Schol-R-LEA wrote:
PS: Mystran, if you haven't already done so, you might want to take a look at the thesis paper, especially the part about Register Transfer Language. Remember my mini-rant about how it would make more sense to compile C into a Lisp-like AST language rather than compiling Lisp into C? Well, if I'm reading this right, that is what gcc actually does!
I'll take a look. I can't quite recall that rant, but I agree that Lisp is nicer intermediate form. I have a Lisp compiler on the works, which works by source-to-source transformations, mostly evil amounts of lambda's. Nothing really new though, quite similar to Orbit, Twobit and such.. Infact, my intermediate language isn't even quite Lisp: it's more or less just call-by-value lambda-calculus with primitive functions.

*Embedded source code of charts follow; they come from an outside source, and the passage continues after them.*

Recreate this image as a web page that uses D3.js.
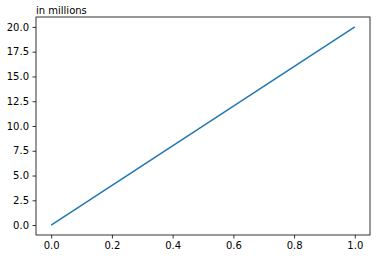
<!DOCTYPE html>
<html>
<head>
<meta charset="utf-8">
<script src="https://cdn.jsdelivr.net/npm/d3@7"></script>
<style>
body{margin:0;background:#fff;}
text{font-family:"DejaVu Sans",sans-serif;font-size:10px;fill:#000;}
</style>
</head>
<body>
<svg width="377" height="258"></svg>
<script>
// data
var xs=[0,1];
var ys=[0,20];
var xTicks=[0,0.2,0.4,0.6,0.8,1.0];
var yTicks=[0,2.5,5,7.5,10,12.5,15,17.5,20];
var yLabel="in millions";

var svg=d3.select("svg");
var m={left:36,top:17,right:370,bottom:235};

var x=d3.scaleLinear().domain([-0.05,1.05]).range([m.left,m.right]);
var y=d3.scaleLinear().domain([-1,21]).range([m.bottom,m.top]);

// axes
var gx=svg.append("g").attr("transform","translate(0,"+m.bottom+")")
	.call(d3.axisBottom(x).tickValues(xTicks).tickFormat(d3.format(".1f")).tickSize(3.5).tickPadding(3.5));
var gy=svg.append("g").attr("transform","translate("+m.left+",0)")
	.call(d3.axisLeft(y).tickValues(yTicks).tickFormat(d3.format(".1f")).tickSize(3.5).tickPadding(3.5));
[gx,gy].forEach(function(g){
	g.select(".domain").remove();
	g.selectAll(".tick line").attr("stroke","#000").attr("stroke-width",0.8);
	g.selectAll("text").attr("font-size",10).attr("font-family","DejaVu Sans");
});

// frame
svg.append("rect").attr("x",m.left).attr("y",m.top)
	.attr("width",m.right-m.left).attr("height",m.bottom-m.top)
	.attr("fill","none").attr("stroke","#000").attr("stroke-width",0.8);

// line
var pts=xs.map(function(d,i){return [d,ys[i]];});
svg.append("path").datum(pts)
	.attr("d",d3.line().x(function(d){return x(d[0]);}).y(function(d){return y(d[1]);}))
	.attr("fill","none").attr("stroke","#1f77b4").attr("stroke-width",1.5);

svg.append("text").attr("x",m.left).attr("y",m.top-3).text(yLabel);
</script>
</body>
</html>
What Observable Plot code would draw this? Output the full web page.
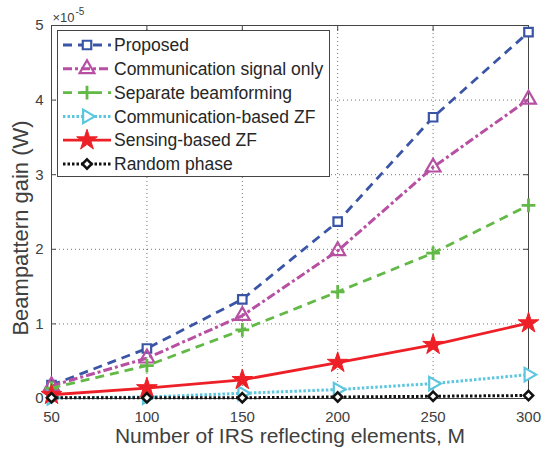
<!DOCTYPE html>
<html>
<head>
<meta charset="utf-8">
<script src="https://cdn.jsdelivr.net/npm/d3@7"></script>
<script src="https://cdn.jsdelivr.net/npm/@observablehq/plot@0.6"></script>
<style>
  html, body { margin: 0; padding: 0; background: white; }
</style>
</head>
<body>
<div id="chart"></div>
<script>
// ---- data (values in units of 1e-5 W) ----
const M = [50, 100, 150, 200, 250, 300];
const proposed    = [0.18, 0.67, 1.33, 2.37, 3.77, 4.91];
const commOnly    = [0.17, 0.54, 1.11, 1.98, 3.10, 4.01];
const separate    = [0.14, 0.44, 0.92, 1.43, 1.95, 2.59];
const commZF      = [0.01, 0.02, 0.07, 0.12, 0.20, 0.32];
const sensingZF   = [0.05, 0.14, 0.25, 0.48, 0.72, 1.01];
const randomPhase = [0.01, 0.01, 0.01, 0.02, 0.03, 0.04];
const seriesNames = ["Proposed", "Communication signal only", "Separate beamforming",
                     "Communication-based ZF", "Sensing-based ZF", "Random phase"];
const xTicks = [50, 100, 150, 200, 250, 300];
const yTicks = [0, 1, 2, 3, 4, 5];
const yLabel = "Beampattern gain (W)";
const xLabel = "Number of IRS reflecting elements, M";

// ---- styles ----
const styles = [
  {values: proposed,    stroke: "#3a55a6", dash: "9,6",     width: 2.8, symbol: "square",   r: 4.8, fill: "white", rotate: 0,  sw: 2.2},
  {values: commOnly,    stroke: "#b74fa3", dash: "9,3,3,3", width: 3,   symbol: "triangle", r: 5.5, fill: "none",  rotate: 0,  sw: 2.2},
  {values: separate,    stroke: "#62b946", dash: "9,6",     width: 2.8, symbol: "plus",     r: 4.5, fill: "none",  rotate: 0,  sw: 2.8},
  {values: commZF,      stroke: "#5cc6df", dash: "2.5,2",   width: 3,   symbol: "triangle", r: 5,   fill: "white", rotate: 90, sw: 2.2},
  {values: sensingZF,   stroke: "#ee2027", dash: null,      width: 2.8, symbol: "star",     r: 6.5, fill: "#ee2027", rotate: 0, sw: 1},
  {values: randomPhase, stroke: "#111111", dash: "2.5,2",   width: 3,   symbol: "diamond2", r: 4.2, fill: "white", rotate: 0,  sw: 2.5}
];

const fmt = d => String(d);

const marks = [
  Plot.gridX(xTicks, {stroke: "#666", strokeOpacity: 0.9, strokeDasharray: "1,3", strokeWidth: 1}),
  Plot.gridY(yTicks, {stroke: "#666", strokeOpacity: 0.9, strokeDasharray: "1,3", strokeWidth: 1}),
  Plot.ruleX(xTicks, {y1: 0, y2: 0.08, stroke: "#444"}),
  Plot.ruleX(xTicks, {y1: 5, y2: 4.92, stroke: "#444"}),
  Plot.ruleY(yTicks, {x1: 50, x2: 52.5, stroke: "#444"}),
  Plot.ruleY(yTicks, {x1: 300, x2: 297.5, stroke: "#444"}),
  Plot.frame({stroke: "#444", strokeWidth: 1}),
  Plot.axisX(xTicks, {tickSize: 0, tickPadding: 13, label: null, fontSize: 15, fill: "#404040", tickFormat: fmt}),
  Plot.axisY(yTicks, {tickSize: 0, tickPadding: 8, label: null, fontSize: 15, fill: "#404040", tickFormat: fmt})
];

styles.forEach((s, k) => {
  const data = M.map((m, i) => ({M: m, v: s.values[i], name: seriesNames[k]}));
  marks.push(Plot.line(data, {x: "M", y: "v", stroke: s.stroke, strokeWidth: s.width,
    strokeDasharray: s.dash, strokeLinecap: "butt"}));
  marks.push(Plot.dot(data, {x: "M", y: "v", symbol: () => s.symbol, r: s.r, stroke: s.stroke,
    fill: s.fill, strokeWidth: s.sw, rotate: s.rotate}));
});

marks.push(
  Plot.text([yLabel], {frameAnchor: "left", rotate: -90, dx: -31, dy: 16, textAnchor: "middle",
    fontSize: 22, fill: "#404040"}),
  Plot.text([xLabel], {frameAnchor: "bottom", dy: 44, textAnchor: "middle",
    fontSize: 21, fill: "#404040"}),
  Plot.text(["\u00d710"], {frameAnchor: "top-left", dx: 1, dy: -13, textAnchor: "start",
    fontSize: 13, fill: "#404040"}),
  Plot.text(["-5"], {frameAnchor: "top-left", dx: 24, dy: -18, textAnchor: "start",
    fontSize: 10, fill: "#404040"})
);

const chart = Plot.plot({
  width: 542,
  height: 450,
  marginLeft: 51,
  marginRight: 14,
  marginTop: 25,
  marginBottom: 52,
  x: {domain: [50, 300]},
  y: {domain: [0, 5]},
  style: {fontFamily: "'Liberation Sans', Arial, sans-serif", fontSize: "14px", background: "white", overflow: "visible"},
  marks
});
document.getElementById("chart").appendChild(chart);

// ---- legend (inside the plot, top-left) ----
const svg = d3.select(chart);
const lg = svg.append("g").attr("font-family", "'Liberation Sans', Arial, sans-serif")
  .attr("text-anchor", "start");
lg.append("rect").attr("x", 57.5).attr("y", 30.5).attr("width", 272).attr("height", 146)
  .attr("fill", "white").attr("stroke", "#444").attr("stroke-width", 1);
const symbolMap = {square: d3.symbolSquare, triangle: d3.symbolTriangle, plus: d3.symbolPlus,
  star: d3.symbolStar, diamond2: d3.symbolDiamond2};
styles.forEach((s, k) => {
  const y = 45 + k * 23.8;
  lg.append("line").attr("x1", 63).attr("x2", 111).attr("y1", y).attr("y2", y)
    .attr("stroke", s.stroke).attr("stroke-width", s.width)
    .attr("stroke-dasharray", s.dash);
  lg.append("path")
    .attr("d", d3.symbol(symbolMap[s.symbol], Math.PI * s.r * s.r)())
    .attr("transform", `translate(87,${y}) rotate(${s.rotate})`)
    .attr("fill", s.fill).attr("stroke", s.stroke).attr("stroke-width", s.sw);
  lg.append("text").attr("x", 114).attr("y", y).attr("dy", "0.35em")
    .attr("text-anchor", "start")
    .attr("font-size", 17.5).attr("fill", "#262626").text(seriesNames[k]);
});
</script>
</body>
</html>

It occurs to me that if there were options to emit RTL code (or a binary representation thereof), and accept it as input later, you'd effective have a portable intermediate language similar to the 'slim binaries' used in Oberon: a partially compiled, (mostly) portable, language-independent representation which could be used with a JIT final compiler, which could furthermore do both safety checking and localized optimization. Put that in Java's pipe and smoke it!
I don't know. What I currently do is compile stuff into lambda-nodes of form: (lambda args call) where args is Scheme like argument list and call is of form (a b c ... d) where all the members are either symbols or lambda-expressions.

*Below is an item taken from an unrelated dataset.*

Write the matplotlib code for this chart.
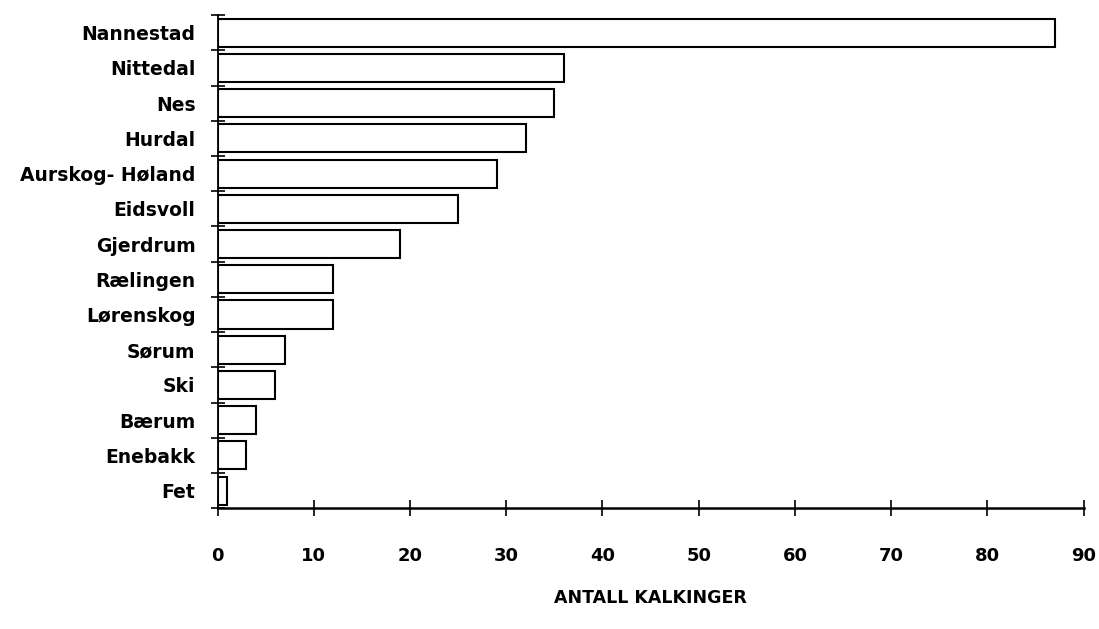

Symbol's can refer into lexical variables, constants, or global varialbes. All lexicals and constants are replaced with gensyms at this point so there's no problem with shadowing or anything.
Everything else in the language is modelled with primitives. Continuations are explicit, so no lambda ever returns: everything is a tail-call at this point. For example, I actually compile (if p t e) by compiling p normally, and giving it a continuation:
(lambda (p1) (:primitive:test
(lambda (b-1)
(b-1
(lambda () "compiled t")
(lambda () "compiled e")))
p1))
This is mostly irrelevant though, but at least it keeps the intermediate more regular.
At this point there are several things that can be done. Converting lexical variables into (env_index . var_index) is one thing. The resulting stuff is easy to interpret with an interpreter which simply works the lambda's call-part, and either calls a primitive or loops for another lambda. No tail-call problems, since we only ever loop.
On the other hand, if one inlines certain primitives, and makes other stuff like environments explicit, one get's a full compiler.
The CPS conversion done is the trivial one, but there's some beta-reduction heuristics to simplify the resulting form: namely, symbols as arguments to known procedures (say, other lambda nodes) can always be inlined, lambda-nodes in the same position can be moved inside the known procedure if they are referred to only once (although one might want to "logically" raise them again when generating code to avoid deep environment indexes).
Boolean short-circuiting and constant propagation aren't much harder: just (partially) evaluate some of the primitive calls.
What I plan to add is "single-assignment-elimination" like that in Twobit: convert single assignments of procedures in the beginning of procedures into a letrec-form (or defines), and convert singles assignments of regular variables in the beginning of procedure into let-forms.
Beyond the initial CPS conversion the code doesn't care at all what language it's compiling. Ofcourse code-gen has to know the calling convention and primitives depend on the language, but other than that I don't see a reasons you couldn't compile anything like this.
I'm sure someone else has thought of it before though - it's a pretty old idea - which means there are probably reasons why it would be practical.
The particular method I'm using is described in at least:
"Lambda, the ultimate label or a simple optimizing compiler for Scheme" (available at least from ACM, I remember there's another version somewhere else)
"ORBIT: an optimizing compiler for scheme" (ACM at least)
Twobit:
http://www.ccs.neu.edu/home/will/Twobit/
"Realistic compilation by program transformation" (several versions exist)
Sorry for not having time right now to get links for the papers. I am sure there are others.